Você tem algum ponto especificamente que gostaria de citar como ponto de melhoria?

Neste momento eu não gostaria de entrar em detalhes sobre pontos de aperfeiçoamento da Lei Rouanet.

 

Você é conhecido como colecionador de arte, tem uma coleção importante com sua mulher, Andrea. Coleciona desde meados dos anos 1980 e disse numa entrevista muito interessante ao jornal Valor Econômico que se considera compulsivo e acumulador, como todo colecionador. É isso?

Isso.

 

Como é sua coleção?

Minha coleção é 95% composta de arte brasileira, fundamentalmente a partir dos anos 1950 até a contemporaneidade, com uma ênfase grande na produção mais recente. Nós gostamos de nos aprofundar no trabalho de artistas que nos interessam, então uma característica da coleção é um número grande de obras dos artistas que nos interessam. Nesse sentido, podemos dizer que a coleção tem uma grande profundidade dentro dos artistas que a compõe. Na média, temos perto de 20 obras de cada artista que colecionamos.

 

No total, qual a dimensão da coleção?

A gente tem hoje mais de 2 mil obras.

 

Quais são seus artistas preferidos?

Essa é uma pergunta que, se eu responder, vai causar uma ciumeira terrível. Nós temos hoje mais de 100 artistas na coleção e tem um grande número de artistas dos quais gostamos muito, então eu não vou citar nenhum para não magoar outros.

 

Você construiu um galpão na Lapa recentemente para abrigar essa coleção?

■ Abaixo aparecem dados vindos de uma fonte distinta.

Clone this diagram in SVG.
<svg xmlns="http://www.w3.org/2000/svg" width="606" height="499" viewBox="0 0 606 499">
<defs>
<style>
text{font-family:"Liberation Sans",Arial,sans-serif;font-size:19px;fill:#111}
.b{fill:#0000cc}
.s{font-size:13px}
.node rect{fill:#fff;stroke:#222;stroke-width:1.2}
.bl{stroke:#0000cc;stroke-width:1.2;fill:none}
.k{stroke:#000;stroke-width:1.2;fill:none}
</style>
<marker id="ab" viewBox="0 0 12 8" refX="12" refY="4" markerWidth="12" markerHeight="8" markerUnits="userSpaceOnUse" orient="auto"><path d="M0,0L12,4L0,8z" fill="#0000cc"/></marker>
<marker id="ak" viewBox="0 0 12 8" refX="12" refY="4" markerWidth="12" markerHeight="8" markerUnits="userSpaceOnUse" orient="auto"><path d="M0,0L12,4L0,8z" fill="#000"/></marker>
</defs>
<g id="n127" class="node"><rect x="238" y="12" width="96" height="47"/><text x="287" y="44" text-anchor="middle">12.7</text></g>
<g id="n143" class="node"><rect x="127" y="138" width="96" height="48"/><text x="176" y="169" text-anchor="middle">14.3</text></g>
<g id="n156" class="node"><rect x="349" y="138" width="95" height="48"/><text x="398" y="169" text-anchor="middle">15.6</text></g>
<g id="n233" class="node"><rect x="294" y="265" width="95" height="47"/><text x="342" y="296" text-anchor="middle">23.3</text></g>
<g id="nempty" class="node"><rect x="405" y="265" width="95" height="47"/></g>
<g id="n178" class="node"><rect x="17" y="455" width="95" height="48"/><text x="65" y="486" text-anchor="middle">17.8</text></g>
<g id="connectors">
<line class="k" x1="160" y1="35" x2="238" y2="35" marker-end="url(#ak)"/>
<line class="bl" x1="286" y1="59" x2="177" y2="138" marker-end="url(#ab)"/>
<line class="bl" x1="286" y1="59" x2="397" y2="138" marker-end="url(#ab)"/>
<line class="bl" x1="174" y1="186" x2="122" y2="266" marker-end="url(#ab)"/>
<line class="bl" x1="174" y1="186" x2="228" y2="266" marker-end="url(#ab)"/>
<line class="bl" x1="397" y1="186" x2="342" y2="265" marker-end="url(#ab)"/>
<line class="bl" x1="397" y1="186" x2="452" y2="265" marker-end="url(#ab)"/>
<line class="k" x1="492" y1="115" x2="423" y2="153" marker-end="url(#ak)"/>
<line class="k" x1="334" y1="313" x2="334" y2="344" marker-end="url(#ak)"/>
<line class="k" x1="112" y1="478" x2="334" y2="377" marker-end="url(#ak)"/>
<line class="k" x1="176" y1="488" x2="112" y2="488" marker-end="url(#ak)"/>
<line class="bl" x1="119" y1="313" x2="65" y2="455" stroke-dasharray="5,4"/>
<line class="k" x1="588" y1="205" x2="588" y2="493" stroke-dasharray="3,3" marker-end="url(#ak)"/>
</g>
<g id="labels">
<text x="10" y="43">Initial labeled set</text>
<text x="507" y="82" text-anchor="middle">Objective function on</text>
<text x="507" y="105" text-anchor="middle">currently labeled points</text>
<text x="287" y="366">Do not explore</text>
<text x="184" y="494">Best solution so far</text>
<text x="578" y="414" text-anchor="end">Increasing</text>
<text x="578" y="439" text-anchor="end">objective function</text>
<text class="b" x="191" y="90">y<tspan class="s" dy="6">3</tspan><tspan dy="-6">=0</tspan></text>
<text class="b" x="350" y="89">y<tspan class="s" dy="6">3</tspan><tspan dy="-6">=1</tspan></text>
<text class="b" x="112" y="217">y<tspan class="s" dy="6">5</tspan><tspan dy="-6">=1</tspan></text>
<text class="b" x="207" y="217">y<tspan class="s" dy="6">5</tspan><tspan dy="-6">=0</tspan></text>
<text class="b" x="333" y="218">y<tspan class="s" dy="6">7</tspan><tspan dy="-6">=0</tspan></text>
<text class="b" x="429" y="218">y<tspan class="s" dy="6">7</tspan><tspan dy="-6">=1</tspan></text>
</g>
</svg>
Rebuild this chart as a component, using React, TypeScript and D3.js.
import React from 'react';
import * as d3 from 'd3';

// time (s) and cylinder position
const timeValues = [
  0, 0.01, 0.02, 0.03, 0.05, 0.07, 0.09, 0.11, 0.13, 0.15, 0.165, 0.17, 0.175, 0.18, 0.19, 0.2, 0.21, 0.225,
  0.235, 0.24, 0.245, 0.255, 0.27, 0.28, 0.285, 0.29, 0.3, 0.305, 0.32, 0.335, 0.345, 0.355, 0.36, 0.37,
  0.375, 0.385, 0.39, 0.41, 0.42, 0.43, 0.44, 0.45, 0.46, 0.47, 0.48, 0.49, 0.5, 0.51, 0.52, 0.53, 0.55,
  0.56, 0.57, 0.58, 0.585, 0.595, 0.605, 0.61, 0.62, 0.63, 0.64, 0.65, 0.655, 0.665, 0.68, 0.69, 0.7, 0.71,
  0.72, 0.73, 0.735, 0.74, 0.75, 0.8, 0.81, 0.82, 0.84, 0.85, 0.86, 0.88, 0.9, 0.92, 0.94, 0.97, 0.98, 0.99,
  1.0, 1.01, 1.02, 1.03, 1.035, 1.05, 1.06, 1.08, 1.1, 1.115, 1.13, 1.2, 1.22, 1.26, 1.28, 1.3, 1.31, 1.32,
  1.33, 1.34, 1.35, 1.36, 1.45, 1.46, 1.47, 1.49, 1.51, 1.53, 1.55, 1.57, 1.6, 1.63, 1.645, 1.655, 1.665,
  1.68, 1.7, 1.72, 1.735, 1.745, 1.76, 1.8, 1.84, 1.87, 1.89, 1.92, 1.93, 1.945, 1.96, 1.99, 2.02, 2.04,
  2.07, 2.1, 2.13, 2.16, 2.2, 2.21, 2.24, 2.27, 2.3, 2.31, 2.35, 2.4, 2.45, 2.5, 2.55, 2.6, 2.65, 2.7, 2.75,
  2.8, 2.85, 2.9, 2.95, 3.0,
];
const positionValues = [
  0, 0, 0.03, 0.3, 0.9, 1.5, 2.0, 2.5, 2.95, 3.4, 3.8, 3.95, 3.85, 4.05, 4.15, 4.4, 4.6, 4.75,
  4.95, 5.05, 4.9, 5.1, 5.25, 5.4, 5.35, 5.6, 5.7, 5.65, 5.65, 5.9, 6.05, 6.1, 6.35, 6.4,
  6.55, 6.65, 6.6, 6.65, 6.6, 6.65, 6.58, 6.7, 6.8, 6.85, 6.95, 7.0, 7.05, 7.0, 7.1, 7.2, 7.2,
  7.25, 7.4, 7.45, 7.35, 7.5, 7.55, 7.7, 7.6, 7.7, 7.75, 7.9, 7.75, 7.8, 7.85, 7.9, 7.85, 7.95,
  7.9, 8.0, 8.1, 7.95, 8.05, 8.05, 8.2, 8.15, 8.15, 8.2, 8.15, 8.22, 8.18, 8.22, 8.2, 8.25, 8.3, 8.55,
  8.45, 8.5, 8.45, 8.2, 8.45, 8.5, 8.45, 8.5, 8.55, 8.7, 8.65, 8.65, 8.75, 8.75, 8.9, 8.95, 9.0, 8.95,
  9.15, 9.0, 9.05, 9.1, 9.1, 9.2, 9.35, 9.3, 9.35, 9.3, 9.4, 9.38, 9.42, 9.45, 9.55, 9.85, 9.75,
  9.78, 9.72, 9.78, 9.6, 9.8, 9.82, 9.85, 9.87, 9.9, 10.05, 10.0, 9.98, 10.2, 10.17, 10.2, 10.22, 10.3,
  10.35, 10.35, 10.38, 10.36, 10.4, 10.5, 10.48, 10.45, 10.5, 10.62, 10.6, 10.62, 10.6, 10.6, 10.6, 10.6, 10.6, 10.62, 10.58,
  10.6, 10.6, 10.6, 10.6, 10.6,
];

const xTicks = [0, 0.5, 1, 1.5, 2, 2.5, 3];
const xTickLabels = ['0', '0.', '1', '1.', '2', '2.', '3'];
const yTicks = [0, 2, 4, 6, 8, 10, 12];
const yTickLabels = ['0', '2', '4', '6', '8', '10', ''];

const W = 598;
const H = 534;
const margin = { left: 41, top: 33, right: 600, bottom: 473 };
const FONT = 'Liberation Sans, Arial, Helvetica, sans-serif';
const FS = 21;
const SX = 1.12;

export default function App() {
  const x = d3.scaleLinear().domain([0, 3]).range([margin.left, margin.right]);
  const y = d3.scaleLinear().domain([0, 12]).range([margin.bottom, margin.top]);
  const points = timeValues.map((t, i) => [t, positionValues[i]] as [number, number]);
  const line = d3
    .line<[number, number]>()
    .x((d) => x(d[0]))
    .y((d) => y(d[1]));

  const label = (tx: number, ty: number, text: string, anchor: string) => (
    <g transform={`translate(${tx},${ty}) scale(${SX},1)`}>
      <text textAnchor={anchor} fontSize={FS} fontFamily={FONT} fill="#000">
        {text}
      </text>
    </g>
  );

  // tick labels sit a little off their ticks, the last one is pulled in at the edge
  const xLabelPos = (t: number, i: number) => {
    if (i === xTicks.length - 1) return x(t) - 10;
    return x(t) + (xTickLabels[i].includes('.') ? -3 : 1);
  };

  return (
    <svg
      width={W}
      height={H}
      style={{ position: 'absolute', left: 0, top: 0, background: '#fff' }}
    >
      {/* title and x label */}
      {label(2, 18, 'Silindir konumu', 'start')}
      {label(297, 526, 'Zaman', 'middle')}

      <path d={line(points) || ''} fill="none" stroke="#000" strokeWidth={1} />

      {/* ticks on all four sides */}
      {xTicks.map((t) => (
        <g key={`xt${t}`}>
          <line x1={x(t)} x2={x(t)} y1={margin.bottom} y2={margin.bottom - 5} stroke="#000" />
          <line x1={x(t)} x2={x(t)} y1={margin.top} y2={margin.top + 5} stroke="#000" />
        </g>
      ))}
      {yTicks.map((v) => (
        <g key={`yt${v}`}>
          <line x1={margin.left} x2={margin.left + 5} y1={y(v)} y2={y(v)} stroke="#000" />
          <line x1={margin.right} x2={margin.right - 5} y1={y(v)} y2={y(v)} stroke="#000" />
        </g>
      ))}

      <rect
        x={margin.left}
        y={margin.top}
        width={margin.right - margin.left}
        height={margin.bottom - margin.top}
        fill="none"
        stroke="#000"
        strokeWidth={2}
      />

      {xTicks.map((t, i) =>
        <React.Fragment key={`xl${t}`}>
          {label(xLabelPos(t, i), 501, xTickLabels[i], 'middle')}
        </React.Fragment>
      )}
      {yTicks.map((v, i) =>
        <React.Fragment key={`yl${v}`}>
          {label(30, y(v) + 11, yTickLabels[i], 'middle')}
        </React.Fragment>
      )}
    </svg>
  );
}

Nós fizemos um espaço expositivo que batizamos de Galpão da Lapa que tem como objetivo armazenar e expor parte da coleção, o que nos deu muito prazer, porque pudemos não só ver muita coisa que estava guardada como também compartilhar com outras pessoas interessadas em arte contemporânea.

 

Você também mantém o apartamento na Avenida São Luís, que havia sido de Marcantonio Vilaça?

Essa foi uma primeira iniciativa que a gente fez 15 anos atrás. Naquele momento queríamos um espaço para expor a parte mais contemporânea e fizemos isso.

 

Então sua coleção está dividida entre suas residências em São Paulo, Nova York, esse apartamento, o galpão…

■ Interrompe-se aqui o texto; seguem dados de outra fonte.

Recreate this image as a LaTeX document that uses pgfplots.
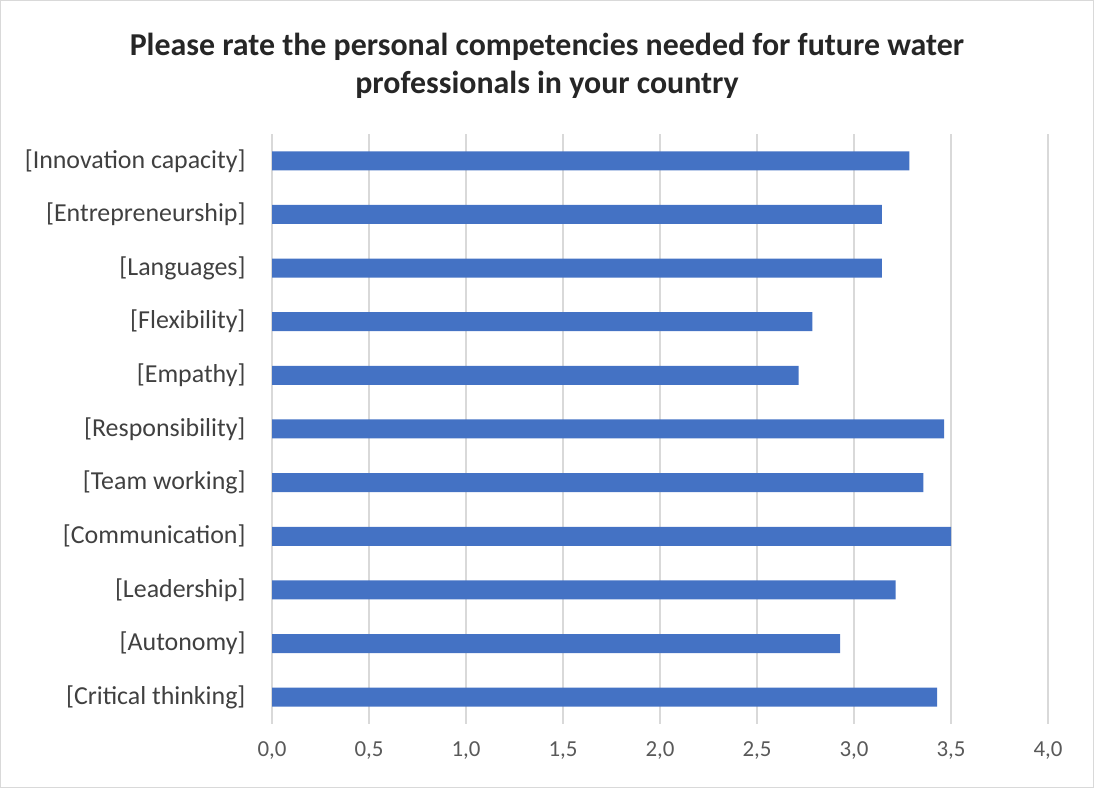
\documentclass[border=0pt]{standalone}
\usepackage{pgfplots}
\pgfplotsset{compat=1.18}
\usepackage{fontspec}
\setmainfont{Carlito}
\definecolor{barblue}{HTML}{4472C4}
\definecolor{gridgray}{HTML}{D9D9D9}
\definecolor{ticktext}{HTML}{595959}
\definecolor{labeltext}{HTML}{404040}
\definecolor{titletext}{HTML}{262626}
\begin{document}
\begin{tikzpicture}[x=1bp,y=1bp]
\draw[gridgray, line width=1bp] (0.5,0.5) rectangle (1093.5,787.5);
\node[font=\fontsize{32}{38}\selectfont\bfseries, text=titletext] at (547,741) {Please rate the personal competencies needed for future water};
\node[font=\fontsize{32}{38}\selectfont\bfseries, text=titletext] at (547,703) {professionals in your country};
\begin{axis}[
  at={(272bp,64bp)}, anchor=south west,
  scale only axis, width=776bp, height=590bp,
  xbar, bar width=19bp,
  xmin=0, xmax=4, ymin=-0.5, ymax=10.5,
  xtick={0,0.5,...,4.0},
  ytick={0,...,10},
  yticklabels={{[Critical thinking]},{[Autonomy]},{[Leadership]},{[Communication]},{[Team working]},{[Responsibility]},{[Empathy]},{[Flexibility]},{[Languages]},{[Entrepreneurship]},{[Innovation capacity]}},
  xticklabel style={font=\fontsize{23}{27}\selectfont, text=ticktext, yshift=-14bp, /pgf/number format/assume math mode=true, /pgf/number format/.cd, fixed, fixed zerofill, precision=1, use comma},
  yticklabel style={font=\fontsize{26}{30}\selectfont, text=labeltext, xshift=-23bp},
  axis line style={draw=none},
  major tick length=0pt,
  xmajorgrids, major grid style={gridgray, line width=1.5bp},
  ymajorgrids=false,
  clip=false,
]
\addplot[fill=barblue, draw=none] coordinates {
(3.429,0) (2.929,1) (3.214,2) (3.500,3) (3.357,4) (3.464,5) (2.714,6) (2.786,7) (3.143,8) (3.143,9) (3.286,10)
};
\end{axis}
\end{tikzpicture}
\end{document}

Eu gostaria de tirar a ênfase da entrevista de mim e passar para a Bienal.

 

Você recomenda que as pessoas invistam em fundos de obras de arte?

Não recomendo. Eu acho que arte –sempre defendi isso- deve ser comprada para te dar prazer, para te enriquecer pessoalmente, para que aquele convívio te transforme de alguma maneira. No entanto, diferente de outras coisas que te dão prazer, carro, vestido, sofá, computador, celular, mas diferente dessas outras coisas, arte corre o risco até de valorizar. Mas eu não acho que a compra de arte deve ser motivada por uma decisão em investimento.

 

O que você poderia dizer sobre essa nova diretoria-executiva da Bienal?

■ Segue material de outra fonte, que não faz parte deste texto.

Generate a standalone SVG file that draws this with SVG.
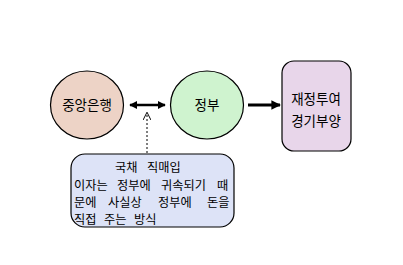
<svg xmlns="http://www.w3.org/2000/svg" width="403" height="265" viewBox="0 0 403 265">
<style>
.n{stroke:#000;stroke-width:1.2}
.t{font-family:"Noto Sans CJK KR","Noto Sans",sans-serif;font-size:13.5px;fill:#000}
.s{font-family:"Noto Sans CJK KR","Noto Sans",sans-serif;font-size:12.2px;fill:#000}
.c{text-anchor:middle}
</style>
<defs>
<marker id="fh" viewBox="0 0 10 10" refX="9" refY="5" markerWidth="3.2" markerHeight="3.2" orient="auto-start-reverse" markerUnits="strokeWidth"><path d="M0,0 L10,5 L0,10 z" fill="#000"/></marker>
<marker id="oh" viewBox="0 0 10 10" refX="9" refY="5" markerWidth="8" markerHeight="8" orient="auto" markerUnits="userSpaceOnUse"><path d="M0,0 L10,5 L0,10" fill="none" stroke="#000" stroke-width="1.2"/></marker>
</defs>
<rect width="403" height="265" fill="#fff"/>
<g id="connectors">
<line x1="130" y1="105" x2="165" y2="105" stroke="#000" stroke-width="2.5" marker-start="url(#fh)" marker-end="url(#fh)"/>
<line x1="248" y1="105" x2="280" y2="105" stroke="#000" stroke-width="3" marker-end="url(#fh)"/>
<line x1="147" y1="153" x2="147" y2="113" stroke="#000" stroke-width="1" stroke-dasharray="2,2" marker-end="url(#oh)"/>
</g>
<g id="central-bank">
<ellipse class="n" cx="87" cy="105" rx="36.5" ry="34" fill="#EDD3C6"/>
<text class="t c" x="87" y="110">중앙은행</text>
</g>
<g id="government">
<ellipse class="n" cx="207" cy="105" rx="36.5" ry="34" fill="#CFF3CF"/>
<text class="t c" x="207" y="110">정부</text>
</g>
<g id="fiscal">
<rect class="n" x="282" y="61" width="69" height="90" rx="12" fill="#E8D6EA"/>
<text class="t c" x="316" y="104">재정투여</text>
<text class="t c" x="316" y="126">경기부양</text>
</g>
<g id="note">
<rect class="n" x="71" y="154" width="163" height="73" rx="14" fill="#DDE3F7"/>
<text class="s"><tspan x="115" y="172">국채</tspan><tspan x="147" y="172">직매입</tspan></text>
<text class="s"><tspan x="74" y="190">이자는</tspan><tspan x="117" y="190">정부에</tspan><tspan x="161" y="190">귀속되기</tspan><tspan x="217" y="190">때</tspan></text>
<text class="s"><tspan x="74" y="207">문에</tspan><tspan x="108" y="207">사실상</tspan><tspan x="158" y="207">정부에</tspan><tspan x="207" y="207">돈을</tspan></text>
<text class="s"><tspan x="74" y="224">직접</tspan><tspan x="104" y="224">주는</tspan><tspan x="134" y="224">방식</tspan></text>
</g>
</svg>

Nós temos uma composição de talentos na diretoria. Temos dois advogados, que são o José Francisco Pinheiro Guimarães e a Ana Paula Martinez, nós temos um auditor, que é o Lucas Melo, temos um homem da comunicação, que é o Luiz Lara, nós temos a Andrea Pinheiro, que é do mercado financeiro e vai nos ajudar a levantar recursos para a Bienal, nós temos o Marcelo Araujo, que é um gestor de instituições culturais, e nós temos finalmente o Fernando Schuler, que é um professor e pensador.

 

Qual será o papel do Marcelo Araujo como vice-presidente da Bienal?

Marcelo vai ter um papel fundamental, porque o projeto que eu também quero implementar na minha gestão é de buscar uma outra missão para a Fundação Bienal. Ela está tão bem estruturada que ela tem capacidade de fazer mais do que apenas as três exposições a cada dois anos. É um projeto que eu ainda vou apresentar ao Conselho, mas tem a ver com a preservação da memória das artes, então o Marcelo vai ter um papel fundamental de nos ajudar a realizar isso. Nós já temos um embrião importante dentro da Bienal que é o Arquivo Wanda Svevo, que é o acervo documental de todas as 33 Bienais que já foram realizadas. Eu pretendo propor que ele seja ampliado.

 

Mais alguma coisa você poderia adiantar do que está pensando para sua gestão?

Eu acho que nesse momento eu adoraria ver a nossa Bienal cumprir um papel de trazer todo mundo junto num país que está dividido. Eu gostaria de ver a Bienal trazer todo mundo junto em torno das artes. Acho que a Bienal deve ser um símbolo que os distintos, os diferentes são capazes de conviver, é nesse sentido que a gente pode dar uma mensagem muito importante para todo mundo, de como é que todos os distintos se unem na missão de realizar um grande evento de arte.